Written request: Quote every line below exactly as it reads.

Data entries:

<<<<

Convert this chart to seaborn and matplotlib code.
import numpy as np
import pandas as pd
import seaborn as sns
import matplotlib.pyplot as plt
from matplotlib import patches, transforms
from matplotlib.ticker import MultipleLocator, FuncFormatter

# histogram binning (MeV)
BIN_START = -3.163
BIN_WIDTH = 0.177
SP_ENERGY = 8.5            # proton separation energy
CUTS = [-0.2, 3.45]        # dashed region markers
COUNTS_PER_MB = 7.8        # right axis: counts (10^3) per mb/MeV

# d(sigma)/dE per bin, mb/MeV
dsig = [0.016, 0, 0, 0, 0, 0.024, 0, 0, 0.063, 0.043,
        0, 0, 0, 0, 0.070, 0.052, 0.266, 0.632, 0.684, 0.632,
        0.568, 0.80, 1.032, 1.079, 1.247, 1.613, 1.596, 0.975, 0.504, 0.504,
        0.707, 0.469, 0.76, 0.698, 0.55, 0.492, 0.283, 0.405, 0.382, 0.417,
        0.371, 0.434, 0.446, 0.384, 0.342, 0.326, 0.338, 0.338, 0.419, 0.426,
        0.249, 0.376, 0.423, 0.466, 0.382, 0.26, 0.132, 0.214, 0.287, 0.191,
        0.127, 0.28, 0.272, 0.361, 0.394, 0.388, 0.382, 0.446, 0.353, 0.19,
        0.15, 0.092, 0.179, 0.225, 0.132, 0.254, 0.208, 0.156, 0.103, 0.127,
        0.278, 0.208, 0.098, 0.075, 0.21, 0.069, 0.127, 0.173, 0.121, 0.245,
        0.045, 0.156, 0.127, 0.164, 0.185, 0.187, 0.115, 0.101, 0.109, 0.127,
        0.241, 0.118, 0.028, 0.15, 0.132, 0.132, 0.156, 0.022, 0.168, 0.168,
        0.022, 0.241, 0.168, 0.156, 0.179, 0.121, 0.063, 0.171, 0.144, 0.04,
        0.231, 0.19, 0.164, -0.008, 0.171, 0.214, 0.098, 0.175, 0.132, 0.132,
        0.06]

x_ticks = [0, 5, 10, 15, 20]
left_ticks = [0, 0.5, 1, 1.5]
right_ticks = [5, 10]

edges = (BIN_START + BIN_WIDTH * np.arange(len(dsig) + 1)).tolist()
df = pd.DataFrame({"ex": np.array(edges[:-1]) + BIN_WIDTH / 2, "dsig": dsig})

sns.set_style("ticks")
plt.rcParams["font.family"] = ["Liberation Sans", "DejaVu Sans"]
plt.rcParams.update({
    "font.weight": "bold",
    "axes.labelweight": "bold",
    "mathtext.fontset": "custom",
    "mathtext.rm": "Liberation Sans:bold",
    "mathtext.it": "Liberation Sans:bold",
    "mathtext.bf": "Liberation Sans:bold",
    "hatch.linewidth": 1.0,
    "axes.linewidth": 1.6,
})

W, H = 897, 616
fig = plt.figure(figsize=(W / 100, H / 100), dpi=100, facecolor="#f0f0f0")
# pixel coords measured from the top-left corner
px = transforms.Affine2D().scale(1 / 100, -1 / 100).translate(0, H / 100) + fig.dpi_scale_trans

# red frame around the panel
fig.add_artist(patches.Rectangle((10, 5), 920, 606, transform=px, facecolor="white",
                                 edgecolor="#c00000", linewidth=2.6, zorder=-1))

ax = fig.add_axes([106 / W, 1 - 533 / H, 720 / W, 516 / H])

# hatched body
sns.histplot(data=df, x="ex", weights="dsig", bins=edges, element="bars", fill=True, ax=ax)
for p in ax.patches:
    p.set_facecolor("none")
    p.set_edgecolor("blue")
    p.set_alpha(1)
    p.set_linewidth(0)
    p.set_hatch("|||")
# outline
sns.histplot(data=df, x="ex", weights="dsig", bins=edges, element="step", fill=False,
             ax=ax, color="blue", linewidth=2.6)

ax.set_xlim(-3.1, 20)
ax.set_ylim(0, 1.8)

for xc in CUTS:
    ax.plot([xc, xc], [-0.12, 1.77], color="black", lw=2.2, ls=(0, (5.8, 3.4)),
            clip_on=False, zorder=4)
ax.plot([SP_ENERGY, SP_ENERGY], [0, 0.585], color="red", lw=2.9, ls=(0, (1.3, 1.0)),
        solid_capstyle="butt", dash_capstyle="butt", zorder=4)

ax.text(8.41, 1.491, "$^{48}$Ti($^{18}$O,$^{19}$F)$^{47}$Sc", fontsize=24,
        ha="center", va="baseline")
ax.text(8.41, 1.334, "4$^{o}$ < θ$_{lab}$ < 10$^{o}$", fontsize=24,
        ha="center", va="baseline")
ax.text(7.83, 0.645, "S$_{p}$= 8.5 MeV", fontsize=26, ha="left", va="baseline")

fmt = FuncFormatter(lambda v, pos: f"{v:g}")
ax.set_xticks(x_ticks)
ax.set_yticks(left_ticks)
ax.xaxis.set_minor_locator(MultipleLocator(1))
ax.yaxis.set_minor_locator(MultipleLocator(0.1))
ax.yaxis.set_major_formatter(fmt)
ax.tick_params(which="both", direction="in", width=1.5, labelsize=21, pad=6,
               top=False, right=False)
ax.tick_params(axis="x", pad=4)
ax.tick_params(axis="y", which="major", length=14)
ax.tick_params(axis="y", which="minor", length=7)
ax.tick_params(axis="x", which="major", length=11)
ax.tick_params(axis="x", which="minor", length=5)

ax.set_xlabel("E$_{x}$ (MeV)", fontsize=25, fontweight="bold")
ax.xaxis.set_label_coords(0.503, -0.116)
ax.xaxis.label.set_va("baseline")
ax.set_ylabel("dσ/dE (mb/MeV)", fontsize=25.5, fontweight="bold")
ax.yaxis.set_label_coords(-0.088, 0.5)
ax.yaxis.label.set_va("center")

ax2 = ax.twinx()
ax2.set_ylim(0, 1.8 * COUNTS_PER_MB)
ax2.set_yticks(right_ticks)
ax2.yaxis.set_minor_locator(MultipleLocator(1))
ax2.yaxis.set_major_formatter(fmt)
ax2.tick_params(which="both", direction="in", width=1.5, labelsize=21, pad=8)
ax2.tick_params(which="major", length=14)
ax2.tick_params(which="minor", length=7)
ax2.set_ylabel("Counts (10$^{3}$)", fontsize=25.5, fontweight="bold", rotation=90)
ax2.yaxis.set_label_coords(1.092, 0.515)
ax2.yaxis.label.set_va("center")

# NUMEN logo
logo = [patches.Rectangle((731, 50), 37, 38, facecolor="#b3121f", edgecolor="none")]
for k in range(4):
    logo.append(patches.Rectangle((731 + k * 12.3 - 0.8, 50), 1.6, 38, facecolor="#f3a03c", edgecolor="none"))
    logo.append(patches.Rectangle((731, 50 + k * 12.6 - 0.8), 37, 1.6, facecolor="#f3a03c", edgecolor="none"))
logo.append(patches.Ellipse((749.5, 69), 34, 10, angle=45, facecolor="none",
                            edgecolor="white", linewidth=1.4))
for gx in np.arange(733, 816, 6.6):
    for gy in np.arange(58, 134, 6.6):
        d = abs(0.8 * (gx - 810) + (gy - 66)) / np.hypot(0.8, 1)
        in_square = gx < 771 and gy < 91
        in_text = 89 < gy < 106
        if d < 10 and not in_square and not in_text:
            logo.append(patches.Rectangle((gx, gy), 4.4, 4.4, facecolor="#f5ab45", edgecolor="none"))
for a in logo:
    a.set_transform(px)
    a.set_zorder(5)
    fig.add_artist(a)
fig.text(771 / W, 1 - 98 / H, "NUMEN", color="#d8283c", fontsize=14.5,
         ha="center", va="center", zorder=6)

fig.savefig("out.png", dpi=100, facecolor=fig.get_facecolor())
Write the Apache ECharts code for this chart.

>>>>

Solution to the problem:
Convert this chart to seaborn and matplotlib code.
import numpy as np
import pandas as pd
import seaborn as sns
import matplotlib.pyplot as plt
from matplotlib import patches, transforms
from matplotlib.ticker import MultipleLocator, FuncFormatter

# histogram binning (MeV)
BIN_START = -3.163
BIN_WIDTH = 0.177
SP_ENERGY = 8.5            # proton separation energy
CUTS = [-0.2, 3.45]        # dashed region markers
COUNTS_PER_MB = 7.8        # right axis: counts (10^3) per mb/MeV

# d(sigma)/dE per bin, mb/MeV
dsig = [0.016, 0, 0, 0, 0, 0.024, 0, 0, 0.063, 0.043,
        0, 0, 0, 0, 0.070, 0.052, 0.266, 0.632, 0.684, 0.632,
        0.568, 0.80, 1.032, 1.079, 1.247, 1.613, 1.596, 0.975, 0.504, 0.504,
        0.707, 0.469, 0.76, 0.698, 0.55, 0.492, 0.283, 0.405, 0.382, 0.417,
        0.371, 0.434, 0.446, 0.384, 0.342, 0.326, 0.338, 0.338, 0.419, 0.426,
        0.249, 0.376, 0.423, 0.466, 0.382, 0.26, 0.132, 0.214, 0.287, 0.191,
        0.127, 0.28, 0.272, 0.361, 0.394, 0.388, 0.382, 0.446, 0.353, 0.19,
        0.15, 0.092, 0.179, 0.225, 0.132, 0.254, 0.208, 0.156, 0.103, 0.127,
        0.278, 0.208, 0.098, 0.075, 0.21, 0.069, 0.127, 0.173, 0.121, 0.245,
        0.045, 0.156, 0.127, 0.164, 0.185, 0.187, 0.115, 0.101, 0.109, 0.127,
        0.241, 0.118, 0.028, 0.15, 0.132, 0.132, 0.156, 0.022, 0.168, 0.168,
        0.022, 0.241, 0.168, 0.156, 0.179, 0.121, 0.063, 0.171, 0.144, 0.04,
        0.231, 0.19, 0.164, -0.008, 0.171, 0.214, 0.098, 0.175, 0.132, 0.132,
        0.06]

x_ticks = [0, 5, 10, 15, 20]
left_ticks = [0, 0.5, 1, 1.5]
right_ticks = [5, 10]

edges = (BIN_START + BIN_WIDTH * np.arange(len(dsig) + 1)).tolist()
df = pd.DataFrame({"ex": np.array(edges[:-1]) + BIN_WIDTH / 2, "dsig": dsig})

sns.set_style("ticks")
plt.rcParams["font.family"] = ["Liberation Sans", "DejaVu Sans"]
plt.rcParams.update({
    "font.weight": "bold",
    "axes.labelweight": "bold",
    "mathtext.fontset": "custom",
    "mathtext.rm": "Liberation Sans:bold",
    "mathtext.it": "Liberation Sans:bold",
    "mathtext.bf": "Liberation Sans:bold",
    "hatch.linewidth": 1.0,
    "axes.linewidth": 1.6,
})

W, H = 897, 616
fig = plt.figure(figsize=(W / 100, H / 100), dpi=100, facecolor="#f0f0f0")
# pixel coords measured from the top-left corner
px = transforms.Affine2D().scale(1 / 100, -1 / 100).translate(0, H / 100) + fig.dpi_scale_trans

# red frame around the panel
fig.add_artist(patches.Rectangle((10, 5), 920, 606, transform=px, facecolor="white",
                                 edgecolor="#c00000", linewidth=2.6, zorder=-1))

ax = fig.add_axes([106 / W, 1 - 533 / H, 720 / W, 516 / H])

# hatched body
sns.histplot(data=df, x="ex", weights="dsig", bins=edges, element="bars", fill=True, ax=ax)
for p in ax.patches:
    p.set_facecolor("none")
    p.set_edgecolor("blue")
    p.set_alpha(1)
    p.set_linewidth(0)
    p.set_hatch("|||")
# outline
sns.histplot(data=df, x="ex", weights="dsig", bins=edges, element="step", fill=False,
             ax=ax, color="blue", linewidth=2.6)

ax.set_xlim(-3.1, 20)
ax.set_ylim(0, 1.8)

for xc in CUTS:
    ax.plot([xc, xc], [-0.12, 1.77], color="black", lw=2.2, ls=(0, (5.8, 3.4)),
            clip_on=False, zorder=4)
ax.plot([SP_ENERGY, SP_ENERGY], [0, 0.585], color="red", lw=2.9, ls=(0, (1.3, 1.0)),
        solid_capstyle="butt", dash_capstyle="butt", zorder=4)

ax.text(8.41, 1.491, "$^{48}$Ti($^{18}$O,$^{19}$F)$^{47}$Sc", fontsize=24,
        ha="center", va="baseline")
ax.text(8.41, 1.334, "4$^{o}$ < θ$_{lab}$ < 10$^{o}$", fontsize=24,
        ha="center", va="baseline")
ax.text(7.83, 0.645, "S$_{p}$= 8.5 MeV", fontsize=26, ha="left", va="baseline")

fmt = FuncFormatter(lambda v, pos: f"{v:g}")
ax.set_xticks(x_ticks)
ax.set_yticks(left_ticks)
ax.xaxis.set_minor_locator(MultipleLocator(1))
ax.yaxis.set_minor_locator(MultipleLocator(0.1))
ax.yaxis.set_major_formatter(fmt)
ax.tick_params(which="both", direction="in", width=1.5, labelsize=21, pad=6,
               top=False, right=False)
ax.tick_params(axis="x", pad=4)
ax.tick_params(axis="y", which="major", length=14)
ax.tick_params(axis="y", which="minor", length=7)
ax.tick_params(axis="x", which="major", length=11)
ax.tick_params(axis="x", which="minor", length=5)

ax.set_xlabel("E$_{x}$ (MeV)", fontsize=25, fontweight="bold")
ax.xaxis.set_label_coords(0.503, -0.116)
ax.xaxis.label.set_va("baseline")
ax.set_ylabel("dσ/dE (mb/MeV)", fontsize=25.5, fontweight="bold")
ax.yaxis.set_label_coords(-0.088, 0.5)
ax.yaxis.label.set_va("center")

ax2 = ax.twinx()
ax2.set_ylim(0, 1.8 * COUNTS_PER_MB)
ax2.set_yticks(right_ticks)
ax2.yaxis.set_minor_locator(MultipleLocator(1))
ax2.yaxis.set_major_formatter(fmt)
ax2.tick_params(which="both", direction="in", width=1.5, labelsize=21, pad=8)
ax2.tick_params(which="major", length=14)
ax2.tick_params(which="minor", length=7)
ax2.set_ylabel("Counts (10$^{3}$)", fontsize=25.5, fontweight="bold", rotation=90)
ax2.yaxis.set_label_coords(1.092, 0.515)
ax2.yaxis.label.set_va("center")

# NUMEN logo
logo = [patches.Rectangle((731, 50), 37, 38, facecolor="#b3121f", edgecolor="none")]
for k in range(4):
    logo.append(patches.Rectangle((731 + k * 12.3 - 0.8, 50), 1.6, 38, facecolor="#f3a03c", edgecolor="none"))
    logo.append(patches.Rectangle((731, 50 + k * 12.6 - 0.8), 37, 1.6, facecolor="#f3a03c", edgecolor="none"))
logo.append(patches.Ellipse((749.5, 69), 34, 10, angle=45, facecolor="none",
                            edgecolor="white", linewidth=1.4))
for gx in np.arange(733, 816, 6.6):
    for gy in np.arange(58, 134, 6.6):
        d = abs(0.8 * (gx - 810) + (gy - 66)) / np.hypot(0.8, 1)
        in_square = gx < 771 and gy < 91
        in_text = 89 < gy < 106
        if d < 10 and not in_square and not in_text:
            logo.append(patches.Rectangle((gx, gy), 4.4, 4.4, facecolor="#f5ab45", edgecolor="none"))
for a in logo:
    a.set_transform(px)
    a.set_zorder(5)
    fig.add_artist(a)
fig.text(771 / W, 1 - 98 / H, "NUMEN", color="#d8283c", fontsize=14.5,
         ha="center", va="center", zorder=6)

fig.savefig("out.png", dpi=100, facecolor=fig.get_facecolor())
Write the Apache ECharts code for this chart.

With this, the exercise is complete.